The request: Exactly the lines from the line containing "Reproduce this chart with matplotlib." through the line containing "color='black', lw=1.5, clip_on=False))" are to be echoed, with both included and pictures left out.

#### Data records ####

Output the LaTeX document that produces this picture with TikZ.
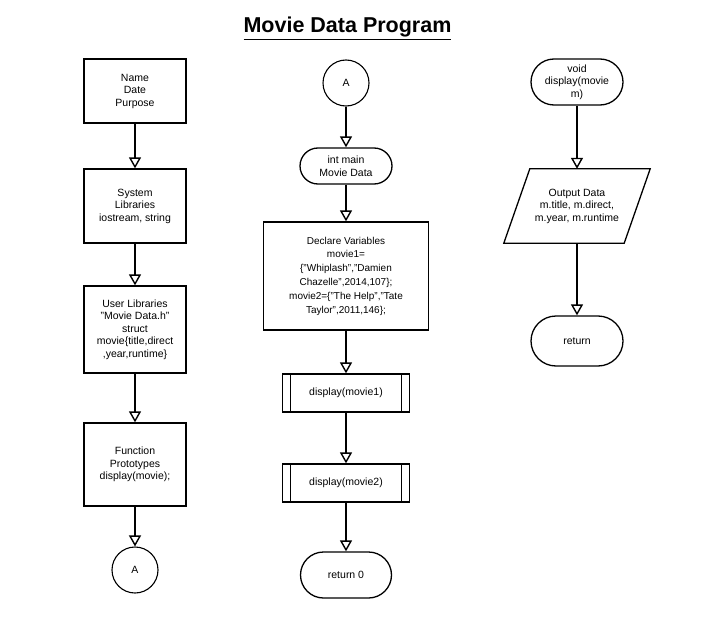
\documentclass[tikz,border=0pt]{standalone}
\usepackage{fontspec}
\setmainfont{Liberation Sans}
\usetikzlibrary{arrows.meta,shapes.misc}
\begin{document}
\begin{tikzpicture}[x=1pt,y=-1pt,
  every node/.style={font=\fontsize{10.5}{12.5}\selectfont, align=center, inner sep=0pt},
  procbox/.style={draw, line width=1.3pt, rectangle},
  termbox/.style={draw, line width=1.3pt, rounded rectangle},
  connbox/.style={draw, line width=1.1pt, circle, minimum size=46pt},
  flow/.style={line width=1.4pt, -{Triangle[width=12pt,length=11pt,fill=white]}}
]
\useasboundingbox (0,0) rectangle (718,626);
\node[anchor=base, font=\fontsize{21.5}{24}\bfseries\selectfont] (title) at (347.5,33) {\underline{Movie Data Program}};

% left column
\node[procbox, minimum width=102pt, minimum height=64pt] (L1) at (135,91) {Name\\Date\\Purpose};
\node[procbox, minimum width=102pt, minimum height=74pt] (L2) at (135,206) {System\\Libraries\\iostream, string};
\node[procbox, minimum width=102pt, minimum height=87pt] (L3) at (135,329.5) {User Libraries\\"Movie Data.h"\\struct\\movie\{title,direct\\,year,runtime\}};
\node[procbox, minimum width=102pt, minimum height=83pt] (L4) at (135,464.5) {Function\\Prototypes\\display(movie);};
\node[connbox] (LA) at (135,570) {A};

% middle column
\node[connbox] (MA) at (346,83) {A};
\node[termbox, minimum width=92pt, minimum height=36pt] (M1) at (346,166) {int main\\Movie Data};
\node[procbox, minimum width=165pt, minimum height=108pt, font=\fontsize{10}{13.8}\selectfont] (M2) at (346,276) {Declare Variables\\movie1=\\\{"Whiplash","Damien\\Chazelle",2014,107\};\\movie2=\{"The Help","Tate\\Taylor",2011,146\};};
\node[procbox, minimum width=127pt, minimum height=38pt] (M3) at (346,393) {display(movie1)};
\node[procbox, minimum width=127pt, minimum height=38pt] (M4) at (346,483) {display(movie2)};
\node[termbox, minimum width=91pt, minimum height=46pt] (M5) at (346,575) {return 0};
\foreach \n in {M3,M4}{
  \draw[line width=1.1pt] ([xshift=9pt]\n.north west) -- ([xshift=9pt]\n.south west);
  \draw[line width=1.1pt] ([xshift=-9pt]\n.north east) -- ([xshift=-9pt]\n.south east);
}

% right column
\node[termbox, minimum width=92pt, minimum height=46pt] (R1) at (577,82) {void\\display(movie\\m)};
\node[minimum width=120pt, minimum height=74pt] (R2) at (577,206) {Output Data\\m.title, m.direct,\\m.year, m.runtime};
\draw[line width=1.3pt] ([xshift=13pt]R2.north west) -- ([xshift=13pt]R2.north east) -- ([xshift=-13pt]R2.south east) -- ([xshift=-13pt]R2.south west) -- cycle;
\node[termbox, minimum width=92pt, minimum height=50pt] (R3) at (577,341) {return};

% connectors
\draw[flow] (L1.south) -- (L2.north);
\draw[flow] (L2.south) -- (L3.north);
\draw[flow] (L3.south) -- (L4.north);
\draw[flow] (L4.south) -- (LA.north);
\draw[flow] (MA.south) -- (M1.north);
\draw[flow] (M1.south) -- (M2.north);
\draw[flow] (M2.south) -- (M3.north);
\draw[flow] (M3.south) -- (M4.north);
\draw[flow] (M4.south) -- (M5.north);
\draw[flow] (R1.south) -- (R2.north);
\draw[flow] (R2.south) -- (R3.north);
\end{tikzpicture}
\end{document}
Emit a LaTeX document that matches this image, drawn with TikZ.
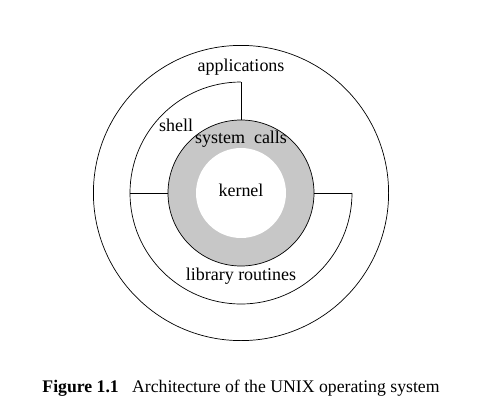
\documentclass[tikz,border=0pt]{standalone}
\usepackage{fontspec}
\setmainfont{Liberation Serif}
\usepackage{tikz}

\begin{document}
\begin{tikzpicture}[line width=0.5pt,
  layer/.style={anchor=base, inner sep=0pt, font=\fontsize{12.8}{15}\selectfont}]
% Bounding box with margins
\useasboundingbox (-6.025,-5.65) rectangle (6.575,4.825);

% Outer circle (applications)
\draw (0,0) circle (3.69);

% Shell ring, open in the upper right quarter
\draw (0,2.775) arc[start angle=90, end angle=360, radius=2.775];

% System calls ring and kernel
\filldraw[fill=black!22] (0,0) circle (1.825);
\fill[white] (0,0) circle (1.125);

% Separators between the rings
\draw (0,2.775) -- (0,1.825);
\draw (-2.775,0) -- (-1.825,0);
\draw (1.825,0) -- (2.775,0);

% Layer labels
\node[layer] (apps) at (0,3.03) {applications};
\node[layer] (shell) at (-1.62,1.53) {shell};
\node[layer] (syscalls) at (0,1.25) {system\ \ calls};
\node[layer] (kernel) at (0,-0.09) {kernel};
\node[layer] (libs) at (0,-2.175) {library routines};

% Caption
\node[layer, font=\fontsize{12.6}{15}\selectfont] (caption) at (0,-4.98)
  {\textbf{Figure 1.1}\hspace{0.75em}Architecture of the UNIX operating system};
\end{tikzpicture}
\end{document}
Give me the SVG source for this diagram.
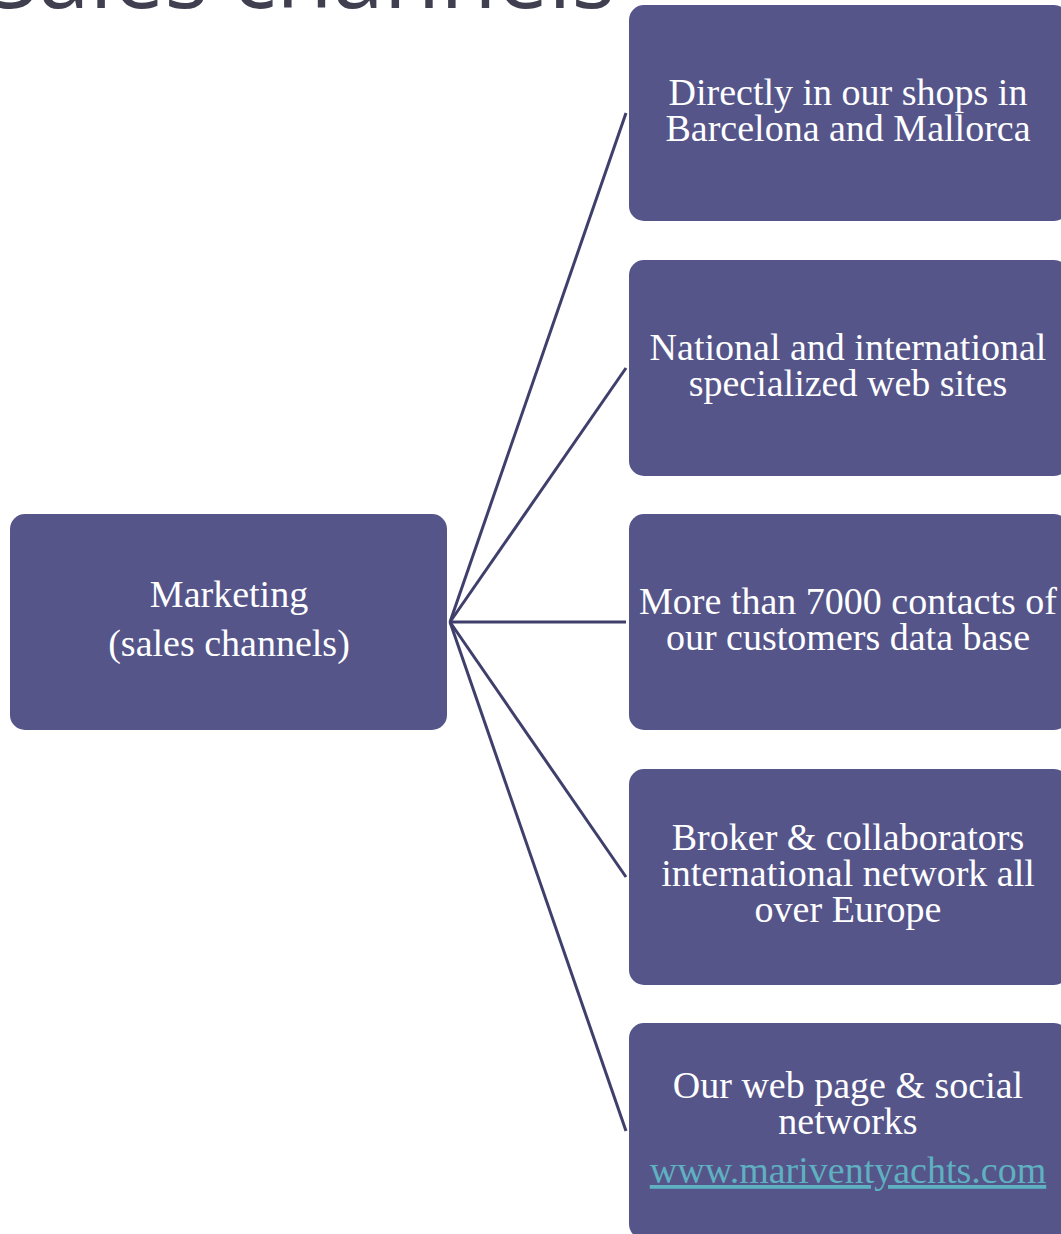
<svg xmlns="http://www.w3.org/2000/svg" width="1061" height="1234" viewBox="0 0 1061 1234">
<style>
.box{fill:#55558a;}
.t{font-family:"Liberation Serif","DejaVu Serif",serif;font-size:38px;fill:#ffffff;text-anchor:middle;}
.link{fill:#5fb0c0;text-decoration:underline;}
.conn{stroke:#3f3f6c;stroke-width:3;fill:none;}
.title{font-family:"Open Sans","DejaVu Sans",sans-serif;font-size:92px;fill:#3f3f50;}
</style>
<rect width="1061" height="1234" fill="#ffffff"/>
<text class="title" x="-12" y="8">Sales channels</text>
<g id="connectors">
<line class="conn" x1="450" y1="622" x2="626" y2="113"/>
<line class="conn" x1="450" y1="622" x2="626" y2="368"/>
<line class="conn" x1="450" y1="622" x2="626" y2="622"/>
<line class="conn" x1="450" y1="622" x2="626" y2="877"/>
<line class="conn" x1="450" y1="622" x2="626" y2="1131"/>
</g>
<g id="marketing">
<rect class="box" x="10" y="514" width="437" height="216" rx="15"/>
<text class="t" x="229" y="607">Marketing</text>
<text class="t" x="229" y="656">(sales channels)</text>
</g>
<g id="shops">
<rect class="box" x="629" y="5" width="440" height="216" rx="15"/>
<text class="t" x="848" y="105">Directly in our shops in</text>
<text class="t" x="848" y="141">Barcelona and Mallorca</text>
</g>
<g id="websites">
<rect class="box" x="629" y="260" width="440" height="216" rx="15"/>
<text class="t" x="848" y="360">National and international</text>
<text class="t" x="848" y="396">specialized web sites</text>
</g>
<g id="contacts">
<rect class="box" x="629" y="514" width="440" height="216" rx="15"/>
<text class="t" x="848" y="614">More than 7000 contacts of</text>
<text class="t" x="848" y="650">our customers data base</text>
</g>
<g id="broker">
<rect class="box" x="629" y="769" width="440" height="216" rx="15"/>
<text class="t" x="848" y="850">Broker &amp; collaborators</text>
<text class="t" x="848" y="886">international network all</text>
<text class="t" x="848" y="922">over Europe</text>
</g>
<g id="web">
<rect class="box" x="629" y="1023" width="440" height="216" rx="15"/>
<text class="t" x="848" y="1098">Our web page &amp; social</text>
<text class="t" x="848" y="1134">networks</text>
<text class="t link" x="848" y="1183">www.mariventyachts.com</text>
</g>
</svg>
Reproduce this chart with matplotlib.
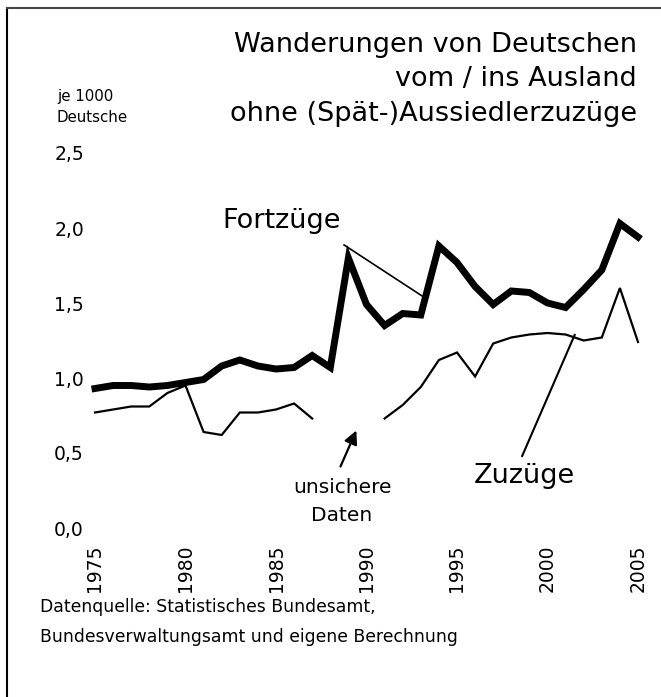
import matplotlib
matplotlib.use("Agg")
import matplotlib.pyplot as plt
import numpy as np
from matplotlib.ticker import FuncFormatter
from matplotlib.lines import Line2D

plt.rcParams['font.family'] = ['DejaVu Sans']

years = list(range(1975, 2006))

# Fortzuege je 1000 Deutsche
fortzuege = [0.93, 0.95, 0.95, 0.94, 0.95, 0.97, 0.99, 1.08, 1.12, 1.08,
             1.06, 1.07, 1.15, 1.07, 1.80, 1.49, 1.35, 1.43, 1.42, 1.88,
             1.77, 1.61, 1.49, 1.58, 1.57, 1.50, 1.47, 1.59, 1.72, 2.03,
             1.94]

# Zuzuege je 1000 Deutsche (1988-1990 unsichere Daten)
zuzuege = [0.77, 0.79, 0.81, 0.81, 0.90, 0.95, 0.64, 0.62, 0.77, 0.77,
           0.79, 0.83, 0.73, None, None, None, 0.73, 0.82, 0.94, 1.12,
           1.17, 1.01, 1.23, 1.27, 1.29, 1.30, 1.29, 1.25, 1.27, 1.60,
           1.24]

yticks = [0.0, 0.5, 1.0, 1.5, 2.0, 2.5]
xticks = [1975, 1980, 1985, 1990, 1995, 2000, 2005]

W, H = 661, 697
fig = plt.figure(figsize=(W / 100, H / 100), dpi=100)

# axes placed in pixel terms
x0, x1 = 95, 638
y0, y1 = 528, 153
ax = fig.add_axes([x0 / W, (H - y0) / H, (x1 - x0) / W, (y0 - y1) / H])

zz = np.array([np.nan if v is None else v for v in zuzuege], dtype=float)
ax.plot(years, zz, color='black', lw=1.6, clip_on=False, solid_joinstyle='miter')
ax.plot(years, fortzuege, color='black', lw=5, clip_on=False, solid_joinstyle='miter')

ax.set_xlim(1975, 2005)
ax.set_ylim(0, 2.5)
ax.set_xticks(xticks)
ax.set_yticks(yticks)
ax.yaxis.set_major_formatter(FuncFormatter(lambda v, p: f"{v:.1f}".replace('.', ',')))
ax.tick_params(axis='both', length=0, labelsize=13.5)
ax.tick_params(axis='x', rotation=90, pad=12)
ax.tick_params(axis='y', pad=8)
for s in ax.spines.values():
    s.set_visible(False)

# annotations
ax.text(1985.3, 2.05, "Fortzüge", fontsize=19.5, ha='center', va='center')
ax.add_line(Line2D([1988.76, 1993.07], [1.887, 1.547], color='black', lw=1.2, clip_on=False))

ax.text(1998.7, 0.345, "Zuzüge", fontsize=19.5, ha='center', va='center')
ax.add_line(Line2D([1998.6, 2001.5], [0.48, 1.287], color='black', lw=1.5, clip_on=False))

ax.annotate("", xy=(1989.5, 0.667), xytext=(1988.5, 0.393),
            arrowprops=dict(arrowstyle='-|>', color='black', lw=1.6, mutation_scale=20),
            annotation_clip=False)
ax.text(1988.65, 0.27, "unsichere", fontsize=14.5, ha='center', va='center')
ax.text(1988.65, 0.085, "Daten", fontsize=14.5, ha='center', va='center')

# titles
title_lines = ["Wanderungen von Deutschen", "vom / ins Ausland", "ohne (Spät-)Aussiedlerzuzüge"]
for i, t in enumerate(title_lines):
    fig.text(637 / W, 1 - (45 + 34.5 * i) / H, t, fontsize=19.5, ha='right', va='center')

fig.text(57 / W, 1 - 97 / H, "je 1000", fontsize=10.8, ha='left', va='center')
fig.text(57 / W, 1 - 118 / H, "Deutsche", fontsize=10.8, ha='left', va='center')

fig.text(40 / W, 1 - 607 / H, "Datenquelle: Statistisches Bundesamt,", fontsize=12.4, ha='left', va='center')
fig.text(40 / W, 1 - 637 / H, "Bundesverwaltungsamt und eigene Berechnung", fontsize=12.4, ha='left', va='center')

# frame (top and left edge)
fig.add_artist(Line2D([7 / W, 7 / W], [0, 1 - 8 / H], color='black', lw=1.5, transform=fig.transFigure))
fig.add_artist(Line2D([7 / W, 1], [1 - 8 / H, 1 - 8 / H], color='#444444', lw=1.5, transform=fig.transFigure))

fig.savefig("out.png", dpi=100)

####

Answer to the problem:
Reproduce this chart with matplotlib.
import matplotlib
matplotlib.use("Agg")
import matplotlib.pyplot as plt
import numpy as np
from matplotlib.ticker import FuncFormatter
from matplotlib.lines import Line2D

plt.rcParams['font.family'] = ['DejaVu Sans']

years = list(range(1975, 2006))

# Fortzuege je 1000 Deutsche
fortzuege = [0.93, 0.95, 0.95, 0.94, 0.95, 0.97, 0.99, 1.08, 1.12, 1.08,
             1.06, 1.07, 1.15, 1.07, 1.80, 1.49, 1.35, 1.43, 1.42, 1.88,
             1.77, 1.61, 1.49, 1.58, 1.57, 1.50, 1.47, 1.59, 1.72, 2.03,
             1.94]

# Zuzuege je 1000 Deutsche (1988-1990 unsichere Daten)
zuzuege = [0.77, 0.79, 0.81, 0.81, 0.90, 0.95, 0.64, 0.62, 0.77, 0.77,
           0.79, 0.83, 0.73, None, None, None, 0.73, 0.82, 0.94, 1.12,
           1.17, 1.01, 1.23, 1.27, 1.29, 1.30, 1.29, 1.25, 1.27, 1.60,
           1.24]

yticks = [0.0, 0.5, 1.0, 1.5, 2.0, 2.5]
xticks = [1975, 1980, 1985, 1990, 1995, 2000, 2005]

W, H = 661, 697
fig = plt.figure(figsize=(W / 100, H / 100), dpi=100)

# axes placed in pixel terms
x0, x1 = 95, 638
y0, y1 = 528, 153
ax = fig.add_axes([x0 / W, (H - y0) / H, (x1 - x0) / W, (y0 - y1) / H])

zz = np.array([np.nan if v is None else v for v in zuzuege], dtype=float)
ax.plot(years, zz, color='black', lw=1.6, clip_on=False, solid_joinstyle='miter')
ax.plot(years, fortzuege, color='black', lw=5, clip_on=False, solid_joinstyle='miter')

ax.set_xlim(1975, 2005)
ax.set_ylim(0, 2.5)
ax.set_xticks(xticks)
ax.set_yticks(yticks)
ax.yaxis.set_major_formatter(FuncFormatter(lambda v, p: f"{v:.1f}".replace('.', ',')))
ax.tick_params(axis='both', length=0, labelsize=13.5)
ax.tick_params(axis='x', rotation=90, pad=12)
ax.tick_params(axis='y', pad=8)
for s in ax.spines.values():
    s.set_visible(False)

# annotations
ax.text(1985.3, 2.05, "Fortzüge", fontsize=19.5, ha='center', va='center')
ax.add_line(Line2D([1988.76, 1993.07], [1.887, 1.547], color='black', lw=1.2, clip_on=False))

ax.text(1998.7, 0.345, "Zuzüge", fontsize=19.5, ha='center', va='center')
ax.add_line(Line2D([1998.6, 2001.5], [0.48, 1.287], color='black', lw=1.5, clip_on=False))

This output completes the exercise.